The common thread that connects all these tragedies, however, is the colonial focus on trade and profit. While India had been transformed into a vast exporter of agricultural goods and raw materials, helping meet the industrial needs of Britain, prices would shoot up locally often leaving the country’s own people hungry. Even the construction of railways across India, which was proudly heralded by the British as a symbol of progress and its work in India, served to allow the movement of grain from starving regions to ports, ready for export to Britain and its many colonies.

Khayyam believes that now more than ever, we must remember the hidden stories of millions who suffered in the shadow of the vast British Empire.

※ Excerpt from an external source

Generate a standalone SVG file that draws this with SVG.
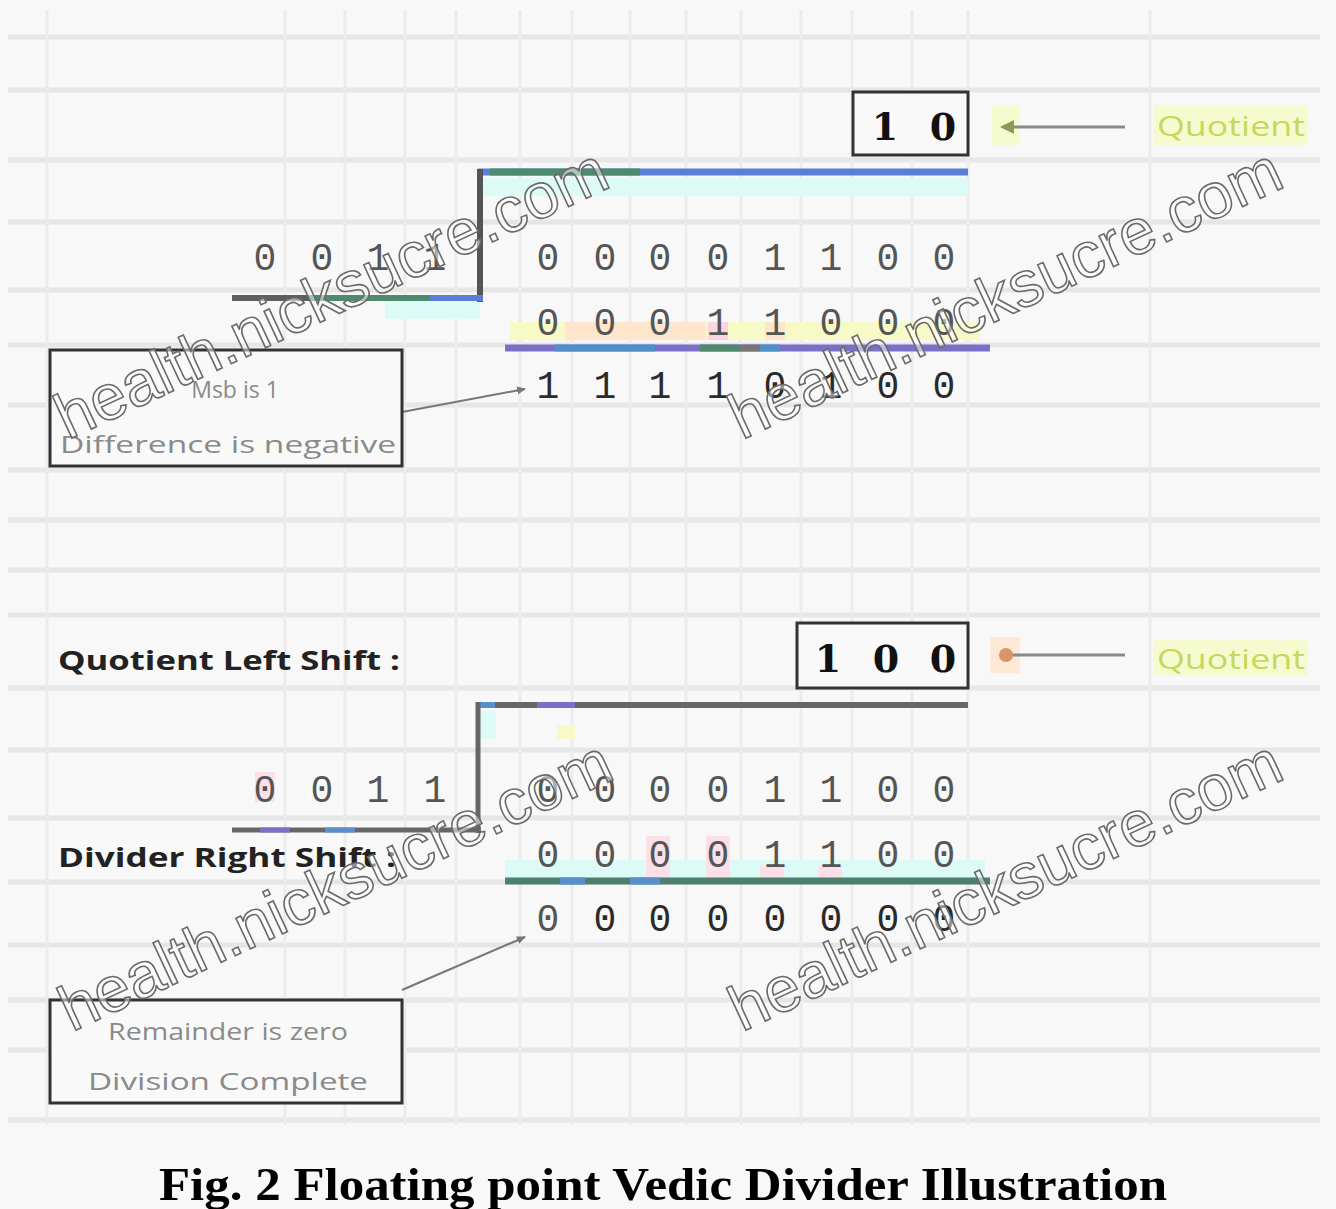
<svg xmlns="http://www.w3.org/2000/svg" width="1336" height="1209" viewBox="0 0 1336 1209">
<defs>
<style>
.grid-h{stroke:#e6e6e6;stroke-width:5}
.grid-v{stroke:#ececec;stroke-width:3}
.dig{font-family:"Liberation Mono","DejaVu Sans Mono",monospace;font-size:38px;fill:#555;text-anchor:middle}
.dk{fill:#2a2a2a}
.q{font-family:"DejaVu Serif","Liberation Serif",serif;font-weight:bold;font-size:38px;fill:#111;text-anchor:middle}
.lbl{font-family:"Open Sans","Liberation Sans",sans-serif;font-weight:bold;font-size:27px;fill:#222}
.note{font-family:"Open Sans","Liberation Sans",sans-serif;font-size:23px;fill:#8a8a8a;text-anchor:middle}
.qt{font-family:"Open Sans","Liberation Sans",sans-serif;font-size:28px;fill:#c6d75a}
.box{fill:#f9f9f9;stroke:#333;stroke-width:3}
.conn{stroke:#777;stroke-width:2;fill:none}
.wm{font-family:"Liberation Sans","DejaVu Sans",sans-serif;font-size:64px;fill:#ffffff;fill-opacity:0.5;stroke:#6a6a6a;stroke-width:1.6}
</style>
<marker id="arr" markerWidth="10" markerHeight="10" refX="8" refY="5" orient="auto" markerUnits="userSpaceOnUse">
<path d="M0,1 L9,5 L0,9 z" fill="#777"/>
</marker>
</defs>
<rect width="1336" height="1209" fill="#f8f8f8"/>
<g id="grid">
<line class="grid-h" x1="8" y1="37" x2="1320" y2="37"/>
<line class="grid-h" x1="8" y1="90" x2="1320" y2="90"/>
<line class="grid-h" x1="8" y1="160" x2="1320" y2="160"/>
<line class="grid-h" x1="8" y1="222" x2="1320" y2="222"/>
<line class="grid-h" x1="8" y1="290" x2="1320" y2="290"/>
<line class="grid-h" x1="8" y1="345" x2="1320" y2="345"/>
<line class="grid-h" x1="8" y1="405" x2="1320" y2="405"/>
<line class="grid-h" x1="8" y1="470" x2="1320" y2="470"/>
<line class="grid-h" x1="8" y1="520" x2="1320" y2="520"/>
<line class="grid-h" x1="8" y1="570" x2="1320" y2="570"/>
<line class="grid-h" x1="8" y1="615" x2="1320" y2="615"/>
<line class="grid-h" x1="8" y1="688" x2="1320" y2="688"/>
<line class="grid-h" x1="8" y1="750" x2="1320" y2="750"/>
<line class="grid-h" x1="8" y1="818" x2="1320" y2="818"/>
<line class="grid-h" x1="8" y1="882" x2="1320" y2="882"/>
<line class="grid-h" x1="8" y1="945" x2="1320" y2="945"/>
<line class="grid-h" x1="8" y1="1000" x2="1320" y2="1000"/>
<line class="grid-h" x1="8" y1="1050" x2="1320" y2="1050"/>
<line class="grid-h" x1="8" y1="1120" x2="1320" y2="1120"/>
<line class="grid-v" x1="47" y1="10" x2="47" y2="1125"/>
<line class="grid-v" x1="285" y1="10" x2="285" y2="1125"/>
<line class="grid-v" x1="345" y1="10" x2="345" y2="1125"/>
<line class="grid-v" x1="405" y1="10" x2="405" y2="1125"/>
<line class="grid-v" x1="456" y1="10" x2="456" y2="1125"/>
<line class="grid-v" x1="520" y1="10" x2="520" y2="1125"/>
<line class="grid-v" x1="572" y1="10" x2="572" y2="1125"/>
<line class="grid-v" x1="630" y1="10" x2="630" y2="1125"/>
<line class="grid-v" x1="686" y1="10" x2="686" y2="1125"/>
<line class="grid-v" x1="741" y1="10" x2="741" y2="1125"/>
<line class="grid-v" x1="801" y1="10" x2="801" y2="1125"/>
<line class="grid-v" x1="852" y1="10" x2="852" y2="1125"/>
<line class="grid-v" x1="912" y1="10" x2="912" y2="1125"/>
<line class="grid-v" x1="968" y1="10" x2="968" y2="1125"/>
<line class="grid-v" x1="1150" y1="10" x2="1150" y2="1125"/>
</g>

<g id="highlights">
<rect x="480" y="178" width="488" height="18" fill="#dcfbf6"/>
<rect x="385" y="301" width="95" height="18" fill="#dcfbf6"/>
<rect x="510" y="322" width="470" height="18" fill="#f7f9c6"/>
<rect x="565" y="322" width="140" height="18" fill="#fde6cc"/>
<rect x="708" y="322" width="20" height="18" fill="#fbd4e0"/>
<rect x="765" y="322" width="20" height="18" fill="#fde6cc"/>
<rect x="480" y="711" width="16" height="28" fill="#dcfbf6"/>
<rect x="557" y="725" width="18" height="14" fill="#f7f9c6"/>
<rect x="255" y="772" width="20" height="30" fill="#fbe0ea"/>
<rect x="505" y="860" width="480" height="20" fill="#dcfbf6"/>
<rect x="646" y="836" width="24" height="44" fill="#fbe0ea"/>
<rect x="706" y="836" width="24" height="44" fill="#fbe0ea"/>
<rect x="760" y="866" width="24" height="14" fill="#fbe0ea"/>
<rect x="818" y="866" width="24" height="14" fill="#fbe0ea"/>
<rect x="992" y="105" width="28" height="40" fill="#f6fbcf"/>
<rect x="1153" y="105" width="155" height="40" fill="#f6fbcf"/>
<rect x="990" y="637" width="30" height="36" fill="#fde9d6"/>
<rect x="1153" y="640" width="155" height="36" fill="#f6fbcf"/>
</g>

<g id="connectors">
<line x1="1125" y1="127" x2="1003" y2="127" stroke="#8a8a8a" stroke-width="3"/>
<path d="M1000,127 L1014,120 L1014,134 z" fill="#8a9a55"/>
<line x1="1125" y1="655" x2="1008" y2="655" stroke="#8a8a8a" stroke-width="3"/>
<circle cx="1006" cy="655" r="7" fill="#d9946a"/>
<line class="conn" x1="402" y1="412" x2="525" y2="389" marker-end="url(#arr)"/>
<line class="conn" x1="402" y1="990" x2="525" y2="937" marker-end="url(#arr)"/>
</g>

<g id="bracket-top">
<line x1="478" y1="172" x2="968" y2="172" stroke="#5a7fd6" stroke-width="7"/>
<line x1="490" y1="172" x2="640" y2="172" stroke="#4d8a6e" stroke-width="7"/>
<line x1="480" y1="169" x2="480" y2="302" stroke="#555" stroke-width="6"/>
<line x1="232" y1="298" x2="483" y2="298" stroke="#5a7fd6" stroke-width="6"/>
<line x1="232" y1="298" x2="430" y2="298" stroke="#4d8a6e" stroke-width="6"/>
<line x1="232" y1="298" x2="310" y2="298" stroke="#5e5e5e" stroke-width="6"/>
<line x1="505" y1="348" x2="990" y2="348" stroke="#7a70c8" stroke-width="7"/>
<line x1="555" y1="348" x2="655" y2="348" stroke="#4f8fc9" stroke-width="7"/>
<line x1="700" y1="348" x2="740" y2="348" stroke="#4d8a6e" stroke-width="7"/>
<line x1="740" y1="348" x2="760" y2="348" stroke="#777" stroke-width="7"/>
<line x1="760" y1="348" x2="780" y2="348" stroke="#4f8fc9" stroke-width="7"/>
</g>

<g id="bracket-bottom">
<line x1="478" y1="705" x2="968" y2="705" stroke="#666" stroke-width="6"/>
<line x1="478" y1="705" x2="495" y2="705" stroke="#5a8fcf" stroke-width="6"/>
<line x1="537" y1="705" x2="575" y2="705" stroke="#7a70c8" stroke-width="6"/>
<line x1="478" y1="702" x2="478" y2="833" stroke="#666" stroke-width="5"/>
<line x1="232" y1="830" x2="481" y2="830" stroke="#666" stroke-width="5"/>
<line x1="260" y1="830" x2="290" y2="830" stroke="#7a70c8" stroke-width="5"/>
<line x1="325" y1="830" x2="355" y2="830" stroke="#5a8fcf" stroke-width="5"/>
<line x1="505" y1="881" x2="990" y2="881" stroke="#4d7f6c" stroke-width="7"/>
<line x1="560" y1="881" x2="585" y2="881" stroke="#5a8fcf" stroke-width="7"/>
<line x1="630" y1="881" x2="660" y2="881" stroke="#5a8fcf" stroke-width="7"/>
</g>

<g id="quotient-top">
<rect class="box" x="853" y="92" width="115" height="63" fill="#ffffff"/>
<text class="q" x="885" y="140">1</text>
<text class="q" x="943" y="140">0</text>
<text class="qt" x="1157" y="136" textLength="148" lengthAdjust="spacingAndGlyphs">Quotient</text>
</g>

<g id="digits-top">
<text class="dig" x="265" y="270">0</text>
<text class="dig" x="322" y="270">0</text>
<text class="dig" x="378" y="270">1</text>
<text class="dig" x="435" y="270">1</text>
<text class="dig" x="548" y="270">0</text>
<text class="dig" x="605" y="270">0</text>
<text class="dig" x="660" y="270">0</text>
<text class="dig" x="718" y="270">0</text>
<text class="dig" x="775" y="270">1</text>
<text class="dig" x="831" y="270">1</text>
<text class="dig" x="888" y="270">0</text>
<text class="dig" x="944" y="270">0</text>
<text class="dig" x="548" y="335">0</text>
<text class="dig" x="605" y="335">0</text>
<text class="dig" x="660" y="335">0</text>
<text class="dig" x="718" y="335">1</text>
<text class="dig" x="775" y="335">1</text>
<text class="dig" x="831" y="335">0</text>
<text class="dig" x="888" y="335">0</text>
<text class="dig" x="944" y="335">0</text>
<text class="dig dk" x="548" y="398">1</text>
<text class="dig dk" x="605" y="398">1</text>
<text class="dig dk" x="660" y="398">1</text>
<text class="dig dk" x="718" y="398">1</text>
<text class="dig dk" x="775" y="398">0</text>
<text class="dig dk" x="831" y="398">1</text>
<text class="dig dk" x="888" y="398">0</text>
<text class="dig dk" x="944" y="398">0</text>
</g>

<g id="note-top">
<rect class="box" x="50" y="350" width="352" height="116"/>
<text class="note" x="235" y="398">Msb is 1</text>
<text class="note" x="228" y="453" textLength="336" lengthAdjust="spacingAndGlyphs">Difference is negative</text>
</g>

<g id="shift-labels">
<text class="lbl" x="58" y="670" textLength="342" lengthAdjust="spacingAndGlyphs">Quotient Left Shift :</text>
<text class="lbl" x="58" y="867" textLength="338" lengthAdjust="spacingAndGlyphs">Divider Right Shift :</text>
</g>

<g id="quotient-bottom">
<rect class="box" x="797" y="623" width="171" height="65" fill="#ffffff"/>
<text class="q" x="828" y="672">1</text>
<text class="q" x="886" y="672">0</text>
<text class="q" x="943" y="672">0</text>
<text class="qt" x="1157" y="669" textLength="148" lengthAdjust="spacingAndGlyphs">Quotient</text>
</g>

<g id="digits-bottom">
<text class="dig" x="265" y="802" fill="#b4506e">0</text>
<text class="dig" x="322" y="802">0</text>
<text class="dig" x="378" y="802">1</text>
<text class="dig" x="435" y="802">1</text>
<text class="dig" x="548" y="802">0</text>
<text class="dig" x="605" y="802">0</text>
<text class="dig" x="660" y="802">0</text>
<text class="dig" x="718" y="802">0</text>
<text class="dig" x="775" y="802">1</text>
<text class="dig" x="831" y="802">1</text>
<text class="dig" x="888" y="802">0</text>
<text class="dig" x="944" y="802">0</text>
<text class="dig" x="548" y="867" fill="#7a9a80">0</text>
<text class="dig" x="605" y="867" fill="#7a9a80">0</text>
<text class="dig" x="660" y="867" fill="#c0506e">0</text>
<text class="dig" x="718" y="867" fill="#c0506e">0</text>
<text class="dig" x="775" y="867" fill="#8a4a5a">1</text>
<text class="dig" x="831" y="867" fill="#8a4a5a">1</text>
<text class="dig" x="888" y="867" fill="#7a9a80">0</text>
<text class="dig" x="944" y="867" fill="#7a9a80">0</text>
<text class="dig" x="548" y="931" fill="#9a9a9a">0</text>
<text class="dig dk" x="605" y="931">0</text>
<text class="dig dk" x="660" y="931">0</text>
<text class="dig dk" x="718" y="931">0</text>
<text class="dig dk" x="775" y="931">0</text>
<text class="dig dk" x="831" y="931">0</text>
<text class="dig dk" x="888" y="931">0</text>
<text class="dig dk" x="944" y="931">0</text>
</g>

<g id="note-bottom">
<rect class="box" x="50" y="1000" width="352" height="103"/>
<text class="note" x="228" y="1040" textLength="240" lengthAdjust="spacingAndGlyphs">Remainder is zero</text>
<text class="note" x="228" y="1090" textLength="280" lengthAdjust="spacingAndGlyphs">Division Complete</text>
</g>

<g id="watermarks">
<text class="wm" transform="translate(68,440) rotate(-25)">health.nicksucre.com</text>
<text class="wm" transform="translate(742,440) rotate(-25)">health.nicksucre.com</text>
<text class="wm" transform="translate(72,1032) rotate(-25)">health.nicksucre.com</text>
<text class="wm" transform="translate(742,1032) rotate(-25)">health.nicksucre.com</text>
</g>

<text x="663" y="1200" text-anchor="middle" font-family="Liberation Serif, serif" font-weight="bold" font-size="46" fill="#000" textLength="1008" lengthAdjust="spacingAndGlyphs">Fig. 2 Floating point Vedic Divider Illustration</text>
</svg>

“Ghost Ships provides a huge opportunity to look, explore and examine closer into one of the deepest and darkest moments of our colonial history. This saw the mistreatment of fellow humans on an industrial scale while amassing fortune and wealth for a few. The legacy of which still haunts and impacts us daily. From exploring African slavery to the famines of Bengal, I want to use Kathak’s storytelling to contribute to the making of this work with integrity and sensitivity. Only when we know our history, can we make sense of the world around us today.”

She says, “We are telling the story of what the East India Company and later direct rule by the British government did in India, which isn’t being taught at schools and which the average person may not know.”

AKDC dancers Abirami Eswar and Jalpa Vala in Ghost Ships R&D; (c) Roswitha Chesher

Amina believes Kathak is the perfect tool to portray these hidden stories. 

“The fundamental of kathak is we tell a story and it gives the tools like music, technique - all the stuff that makes up kathak lends itself to telling a story.”

For Khayyam, emotion drives the movement in her work, as opposed to movement driving the emotion. In studio rehearsals with her team of company dancers, her choreography is inspired entirely by the emotions of her characters – questioning what a character feels and how that emotion makes one move.
 

“If you look at the images of Bengal from 1943, it’s quite harrowing and it’s almost like how can the whole city be in this way? How can someone see a whole city in this state and just walk past dying children as if this is normal? So, this normalisation of suffering, this neglect is what I want to look at and what it must have felt like to be hungry, to be destitute and to be treated without empathy from the onlooker. I’m not sure if I’ll find the answers but these are the questions I will be posing in Ghost Ships,” she adds.

Ghost Ships will be staged at The Historic Dockyard Chatham from Wednesday 25 - Saturday 28 September 2024, commemorating 40 years since the former Royal Dockyard’s closure.